** BEGIN **
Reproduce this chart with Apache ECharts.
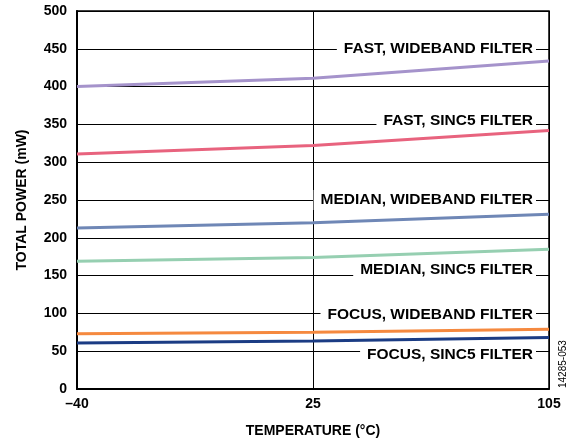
<!DOCTYPE html>
<html>
<head>
    <meta charset="utf-8">
    <title>Total Power vs Temperature</title>
    <script src="https://cdn.jsdelivr.net/npm/echarts@6/dist/echarts.min.js"></script>
</head>
<body style="margin:0">
    <div id="main" style="width: 576px;height:446px;"></div>
    <script type="text/javascript">
        // temperature points (category axis, evenly spaced like the reference)
        var temps = ['\u201340', '25', '105'];

        var fastWide   = [400, 411, 434];
        var fastSinc5  = [311, 322, 342];
        var medWide    = [213, 220, 231];
        var medSinc5   = [169, 174, 185];
        var focusWide  = [73, 75, 79];
        var focusSinc5 = [61, 63.5, 68];

        var names  = ['FAST, WIDEBAND FILTER', 'FAST, SINC5 FILTER', 'MEDIAN, WIDEBAND FILTER',
                      'MEDIAN, SINC5 FILTER', 'FOCUS, WIDEBAND FILTER', 'FOCUS, SINC5 FILTER'];
        // gridline value each label sits on
        var labelAt = [450, 350, 250, 150, 100, 50];
        // small vertical nudge of each label relative to its gridline (px)
        var labelNudge = [0, -4, 0, -6, 1, 4];

        var colors = ['#a593cb', '#e8637e', '#6f87b6', '#96cfb1', '#f5893f', '#1b3c84'];
        var allData = [fastWide, fastSinc5, medWide, medSinc5, focusWide, focusSinc5];

        var font = 'Liberation Sans, Arial, sans-serif';
        var myChart = echarts.init(document.getElementById('main'));

        var series = allData.map(function (d, i) {
            return {
                name: names[i],
                type: 'line',
                data: d,
                symbol: 'none',
                lineStyle: { color: colors[i], width: 3 },
                z: 3
            };
        });

        var option = {
            animation: false,
            backgroundColor: '#fff',
            grid: {
                left: 77, right: 27, top: 11, bottom: 57,
                show: true, borderColor: '#000', borderWidth: 1.5
            },
            xAxis: {
                type: 'category',
                data: temps,
                boundaryGap: false,
                name: 'TEMPERATURE (\u00b0C)',
                nameLocation: 'middle',
                nameGap: 35,
                nameTextStyle: { fontFamily: font, fontWeight: 'bold', fontSize: 14, color: '#000' },
                axisLine: { lineStyle: { color: '#000', width: 2 } },
                axisTick: { show: false },
                axisLabel: { fontFamily: font, fontWeight: 'bold', fontSize: 14, color: '#000', margin: 8 },
                splitLine: { show: true, lineStyle: { color: '#000', width: 1 } }
            },
            yAxis: {
                type: 'value',
                min: 0, max: 500, interval: 50,
                name: 'TOTAL POWER (mW)',
                nameLocation: 'middle',
                nameGap: 48,
                nameTextStyle: { fontFamily: font, fontWeight: 'bold', fontSize: 14, color: '#000' },
                axisLine: { show: true, lineStyle: { color: '#000', width: 2 } },
                axisTick: { show: false },
                axisLabel: { fontFamily: font, fontWeight: 'bold', fontSize: 14, color: '#000', margin: 10 },
                splitLine: { show: true, lineStyle: { color: '#000', width: 1 } }
            },
            series: series
        };
        myChart.setOption(option);

        // inline labels sitting on gridlines, with a white box hiding the line
        var rightEdge = myChart.convertToPixel({ xAxisIndex: 0 }, temps[temps.length - 1]);
        var graphics = names.map(function (n, i) {
            var y = myChart.convertToPixel({ yAxisIndex: 0 }, labelAt[i]);
            return {
                type: 'text',
                x: rightEdge - 13,
                y: y + labelNudge[i],
                z: 2,
                style: {
                    text: n,
                    fontFamily: font,
                    fontWeight: 'bold',
                    fontSize: 15.5,
                    fill: '#000',
                    align: 'right',
                    verticalAlign: 'middle',
                    backgroundColor: '#fff',
                    padding: [2, 3, 2, 7]
                }
            };
        });
        graphics.push({
            type: 'text',
            x: 563,
            y: 388,
            rotation: Math.PI / 2,
            style: {
                text: '14285-053',
                fontFamily: font,
                fontSize: 10,
                fill: '#000',
                align: 'left',
                verticalAlign: 'middle'
            }
        });
        myChart.setOption({ graphic: graphics });
    </script>
</body>
</html>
** END **
* **Exercise**
Quote the material word for word, dropping any images it holds.

* **The completed task**
Reproduce this chart with Apache ECharts.
<!DOCTYPE html>
<html>
<head>
    <meta charset="utf-8">
    <title>Total Power vs Temperature</title>
    <script src="https://cdn.jsdelivr.net/npm/echarts@6/dist/echarts.min.js"></script>
</head>
<body style="margin:0">
    <div id="main" style="width: 576px;height:446px;"></div>
    <script type="text/javascript">
        // temperature points (category axis, evenly spaced like the reference)
        var temps = ['\u201340', '25', '105'];

        var fastWide   = [400, 411, 434];
        var fastSinc5  = [311, 322, 342];
        var medWide    = [213, 220, 231];
        var medSinc5   = [169, 174, 185];
        var focusWide  = [73, 75, 79];
        var focusSinc5 = [61, 63.5, 68];

        var names  = ['FAST, WIDEBAND FILTER', 'FAST, SINC5 FILTER', 'MEDIAN, WIDEBAND FILTER',
                      'MEDIAN, SINC5 FILTER', 'FOCUS, WIDEBAND FILTER', 'FOCUS, SINC5 FILTER'];
        // gridline value each label sits on
        var labelAt = [450, 350, 250, 150, 100, 50];
        // small vertical nudge of each label relative to its gridline (px)
        var labelNudge = [0, -4, 0, -6, 1, 4];

        var colors = ['#a593cb', '#e8637e', '#6f87b6', '#96cfb1', '#f5893f', '#1b3c84'];
        var allData = [fastWide, fastSinc5, medWide, medSinc5, focusWide, focusSinc5];

        var font = 'Liberation Sans, Arial, sans-serif';
        var myChart = echarts.init(document.getElementById('main'));

        var series = allData.map(function (d, i) {
            return {
                name: names[i],
                type: 'line',
                data: d,
                symbol: 'none',
                lineStyle: { color: colors[i], width: 3 },
                z: 3
            };
        });

        var option = {
            animation: false,
            backgroundColor: '#fff',
            grid: {
                left: 77, right: 27, top: 11, bottom: 57,
                show: true, borderColor: '#000', borderWidth: 1.5
            },
            xAxis: {
                type: 'category',
                data: temps,
                boundaryGap: false,
                name: 'TEMPERATURE (\u00b0C)',
                nameLocation: 'middle',
                nameGap: 35,
                nameTextStyle: { fontFamily: font, fontWeight: 'bold', fontSize: 14, color: '#000' },
                axisLine: { lineStyle: { color: '#000', width: 2 } },
                axisTick: { show: false },
                axisLabel: { fontFamily: font, fontWeight: 'bold', fontSize: 14, color: '#000', margin: 8 },
                splitLine: { show: true, lineStyle: { color: '#000', width: 1 } }
            },
            yAxis: {
                type: 'value',
                min: 0, max: 500, interval: 50,
                name: 'TOTAL POWER (mW)',
                nameLocation: 'middle',
                nameGap: 48,
                nameTextStyle: { fontFamily: font, fontWeight: 'bold', fontSize: 14, color: '#000' },
                axisLine: { show: true, lineStyle: { color: '#000', width: 2 } },
                axisTick: { show: false },
                axisLabel: { fontFamily: font, fontWeight: 'bold', fontSize: 14, color: '#000', margin: 10 },
                splitLine: { show: true, lineStyle: { color: '#000', width: 1 } }
            },
            series: series
        };
        myChart.setOption(option);

        // inline labels sitting on gridlines, with a white box hiding the line
        var rightEdge = myChart.convertToPixel({ xAxisIndex: 0 }, temps[temps.length - 1]);
        var graphics = names.map(function (n, i) {
            var y = myChart.convertToPixel({ yAxisIndex: 0 }, labelAt[i]);
            return {
                type: 'text',
                x: rightEdge - 13,
                y: y + labelNudge[i],
                z: 2,
                style: {
                    text: n,
                    fontFamily: font,
                    fontWeight: 'bold',
                    fontSize: 15.5,
                    fill: '#000',
                    align: 'right',
                    verticalAlign: 'middle',
                    backgroundColor: '#fff',
                    padding: [2, 3, 2, 7]
                }
            };
        });
        graphics.push({
            type: 'text',
            x: 563,
            y: 388,
            rotation: Math.PI / 2,
            style: {
                text: '14285-053',
                fontFamily: font,
                fontSize: 10,
                fill: '#000',
                align: 'left',
                verticalAlign: 'middle'
            }
        });
        myChart.setOption({ graphic: graphics });
    </script>
</body>
</html>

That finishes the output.